Mary Lou McDonald's party has revealed little about the circumstances of the massive donation from Englishman William E Hampton. He was "of no fixed abode" and living in a mobile home in Ireland at the time he made his will in 1997.
Mr Hampton left an estate of almost £2.6m (€2.87m) in the UK when he died aged 82 last year.
The majority of the estate was handed to the executors and trustees - Dessie Mackin and Joe Cahill - who were Sinn Féin's national treasurers. The money was intended to "cover election expenses, to fund Sinn Féin offices and advice centres and to aid republican prisoners".
Sinn Féin disclosed the share it has received to the UK's Electoral Commission and insists it is in "full compliance" with its rules.
Fianna Fáil's foreign affairs spokesman Niall Collins last night said Sinn Féin should reveal more about Mr Hampton's links to the party "in the interests of transparency".
He said: "The public are concerned that a major political party would come across such a large sum of money in unusual circumstances. Given the scale of the money that has been left I'd call on Sinn Féin to set out exactly - step-by-step - how it came to be the beneficiary of this will from this individual."

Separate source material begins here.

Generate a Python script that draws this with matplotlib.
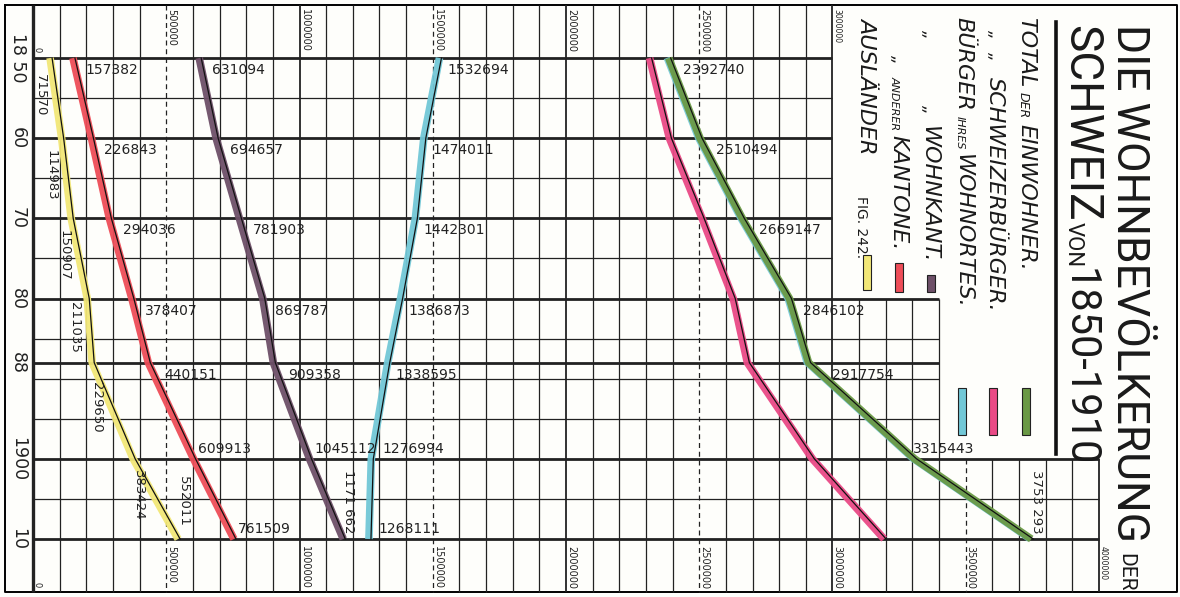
import numpy as np
import matplotlib
matplotlib.use("Agg")
import matplotlib.pyplot as plt
from matplotlib.transforms import offset_copy
from matplotlib.patches import Rectangle

# data (Wohnbevoelkerung der Schweiz 1850-1910)
years = [1850, 1860, 1870, 1880, 1888, 1900, 1910]
year_labels = ["18 50", "60", "70", "80", "88", "1900", "10"]
total = [2392740, 2510494, 2669147, 2846102, 2917754, 3315443, 3753293]
schweizer = [2321170, 2395511, 2518240, 2635067, 2688104, 2932019, 3201282]
wohnort = [1532694, 1474011, 1442301, 1386873, 1338595, 1276994, 1268111]
wohnkanton = [631094, 694657, 781903, 869787, 909358, 1045112, 1171662]
andere_kantone = [157382, 226843, 294036, 378407, 440151, 609913, 761509]
auslaender = [71570, 114983, 150907, 211035, 229650, 383424, 552011]

top_ticks = [500000, 1000000, 1500000, 2000000, 2500000, 3000000]
bottom_ticks = [500000, 1000000, 1500000, 2000000, 2500000, 3000000, 3500000, 4000000]
minor_years = [1855, 1865, 1875, 1885, 1890, 1895, 1905]

YELLOW = "#f2e777"
RED = "#ee4d58"
PURPLE = "#6e5068"
CYAN = "#72c8d7"
PINK = "#e94a86"
GREEN = "#6a9945"

W, H = 1180, 597
fig = plt.figure(figsize=(W / 100, H / 100), dpi=100, facecolor="#fefefb")
ax = fig.add_axes([0, 0, 1, 1])
ax.set_axis_off()
renderer = fig.canvas.get_renderer()

# pixel calibration of the sheet
X0, KX = 33, 266.5e-6
Y0, KY = 58, 8.017


def px(x, y):
    return (x - X0) / KX, 1850 + (y - Y0) / KY


ax.set_xlim(px(0, 0)[0], px(W, 0)[0])
ax.set_ylim(px(0, H)[1], px(0, 0)[1])

fl, ft = px(5, 5)
fr, fb = px(1177, 592)
ax.plot([fl, fr, fr, fl, fl], [ft, ft, fb, fb, ft], color="k", lw=1.4)

# vertical grid
for v in range(0, 4000001, 100000):
    if v <= 3000000:
        top = ft
    elif v <= 3400000:
        top = 1880
    else:
        top = 1900
    ls = (0, (4, 3)) if v % 1000000 == 500000 else "-"
    lw = 2.4 if v == 0 else (1.3 if v % 1000000 == 0 else 0.9)
    ax.vlines(v, top, fb, color="#222", lw=lw, linestyles=[ls])

# horizontal grid
for yr in sorted(years + minor_years):
    right = 3000000 if yr < 1880 else (3400000 if yr < 1900 else 4000000)
    ax.hlines(yr, 0, right, color="#222", lw=2.0 if yr in years else 0.9)

# year labels
for yr, lab in zip(years, year_labels):
    ax.text(px(18, 0)[0], yr, lab, rotation=-90, ha="center", va="center",
            fontsize=12.5, color="#222")

# population tick labels
for v in top_ticks:
    ax.text(v + 2 / KX, px(0, 9)[1], f"{v}", rotation=-90, rotation_mode="anchor",
            ha="left", va="baseline", fontsize=7 if v < 3000000 else 5.5, color="#222")
for v in bottom_ticks:
    ax.text(v + 2 / KX, px(0, 546)[1], f"{v}", rotation=-90, rotation_mode="anchor",
            ha="left", va="baseline", fontsize=7 if v < 4000000 else 5.5, color="#222")
for yy in (47, 582):
    ax.text(px(35, 0)[0], px(0, yy)[1], "0", rotation=-90, rotation_mode="anchor",
            ha="left", va="baseline", fontsize=6, color="#222")

band = offset_copy(ax.transData, fig=fig, x=-2, y=0, units="dots")
band2 = offset_copy(ax.transData, fig=fig, x=-4, y=0, units="dots")

series = [
    (schweizer, PINK, [None] * 7),
    (total, GREEN, ["below"] * 5 + ["above", "vend"]),
    (wohnort, CYAN, ["below"] * 5 + ["above", "above"]),
    (wohnkanton, PURPLE, ["below"] * 5 + ["above", "vend"]),
    (andere_kantone, RED, ["below"] * 5 + ["above", "above"]),
    (auslaender, YELLOW, ["vmid"] * 6 + ["vend"]),
]

for vals, col, modes in series:
    if col == GREEN:
        ax.plot(vals, years, color=CYAN, lw=4.5, transform=band2,
                solid_capstyle="butt", alpha=0.9)
    ax.plot(vals, years, color=col, lw=5.5, transform=band, solid_capstyle="butt", alpha=0.95)
    ax.plot(vals, years, color="#111", lw=0.9)
    for i, mode in enumerate(modes):
        if mode is None:
            continue
        s = f"{vals[i]}"
        if mode == "below":
            ly = years[i] + 1.5
            lx = np.interp(ly, years, vals) + 8 / KX
            ax.text(lx, ly, s, ha="left", va="center", fontsize=10, color="#222")
        elif mode == "above":
            ly = years[i] - 1.25
            lx = np.interp(ly, years, vals) + 7 / KX
            ax.text(lx, ly, s, ha="left", va="center", fontsize=10, color="#222")
        elif mode == "vmid":
            ly = (years[i] + years[i + 1]) / 2 - 0.4
            lx = np.interp(ly, years, vals) - 17 / KX
            ax.text(lx, ly, s, rotation=-90, ha="center", va="center",
                    fontsize=9.5, color="#222")
        else:
            ly = years[i] - 4.7
            lx = vals[i] + 3 / KX
            s = s[:-3] + " " + s[-3:] if len(s) == 7 else s
            ax.text(lx, ly, s, rotation=-90, ha="center", va="center",
                    fontsize=9.5, color="#222")


def vtext(x, y, s, size, **kw):
    return ax.text(*px(x, y), s, rotation=-90, rotation_mode="anchor", ha="left",
                   va="baseline", fontsize=size, color="#1a1a1a", **kw)


def vseq(xb, pieces, gap=5, **kw):
    y = 0
    for s, y_fixed, size in pieces:
        if y_fixed is not None:
            y = y_fixed
        t = vtext(xb, y, s, size, **kw)
        y += t.get_window_extent(renderer).height + gap


# title
tkw = dict(family="Roboto", fontweight="normal")
vtext(1117, 24, "DIE WOHNBEVÖLKERUNG", 32, **tkw)
vtext(1120, 553, "DER", 15, **tkw)
vtext(1068, 25, "SCHWEIZ", 33, **tkw)
vtext(1068, 222, "VON", 16, **tkw)
vtext(1068, 268, "1850-1910", 30, **tkw)
ax.plot(*zip(px(1056, 22), px(1056, 454)), color="#111", lw=2.6)

# legend
lkw = dict(family="DejaVu Sans", style="italic")
legend_rows = [
    (1020, [("TOTAL", 17, 16), ("DER", None, 9), ("EINWOHNER.", None, 16)]),
    (989, [("„", 30, 12), ("„", 52, 12), ("SCHWEIZERBÜRGER.", 77, 16)]),
    (957, [("BÜRGER", 17, 16), ("IHRES", None, 8), ("WOHNORTES.", None, 16)]),
    (923, [("„", 30, 12), ("„", 105, 12), ("WOHNKANT.", 126, 16)]),
    (892, [("„", 55, 12), ("ANDERER", 76, 8), ("KANTONE.", None, 16)]),
    (861, [("AUSLÄNDER", 17, 16)]),
]
for xb, pieces in legend_rows:
    vseq(xb, pieces, **lkw)
vtext(857, 196, "FIG. 242.", 10, family="DejaVu Sans")

swatches = [
    (YELLOW, 863, 255, 290),
    (RED, 895, 263, 292),
    (PURPLE, 927, 275, 292),
    (CYAN, 958, 388, 435),
    (PINK, 989, 388, 435),
    (GREEN, 1022, 388, 435),
]
for col, x, y0, y1 in swatches:
    (ax0, ay0), (ax1, ay1) = px(x, y0), px(x + 8, y1)
    ax.add_patch(Rectangle((ax0, ay0), ax1 - ax0, ay1 - ay0, facecolor=col,
                           edgecolor="#222", lw=0.8))

fig.savefig("out.png", dpi=100, facecolor=fig.get_facecolor())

Sinn Féin did not respond to Irish Independent questions on the matter.
A party spokesman last week said Sinn Féin received a "significant donation from a party supporter who passed away".
"We're obviously pleased that he has chosen to bequest this sum to the party and it's a positive boost to Sinn Féin in working towards Irish unity and towards our political objectives." Sinn Féin has said Mr Hampton came from a wealthy family background.
Fine Gael Senator James Reilly has urged Sinn Féin to return the donation to Mr Hampton's estate.
He said it would break political spending laws if any of the money was used in the south and Sinn Féin should confirm that none of the money will be spent here.
Mr Hampton was described as a "recluse" and a "frail individual" by another beneficiary of the will, former 'Private Eye' journalist Paul Halloran who was left £1,000.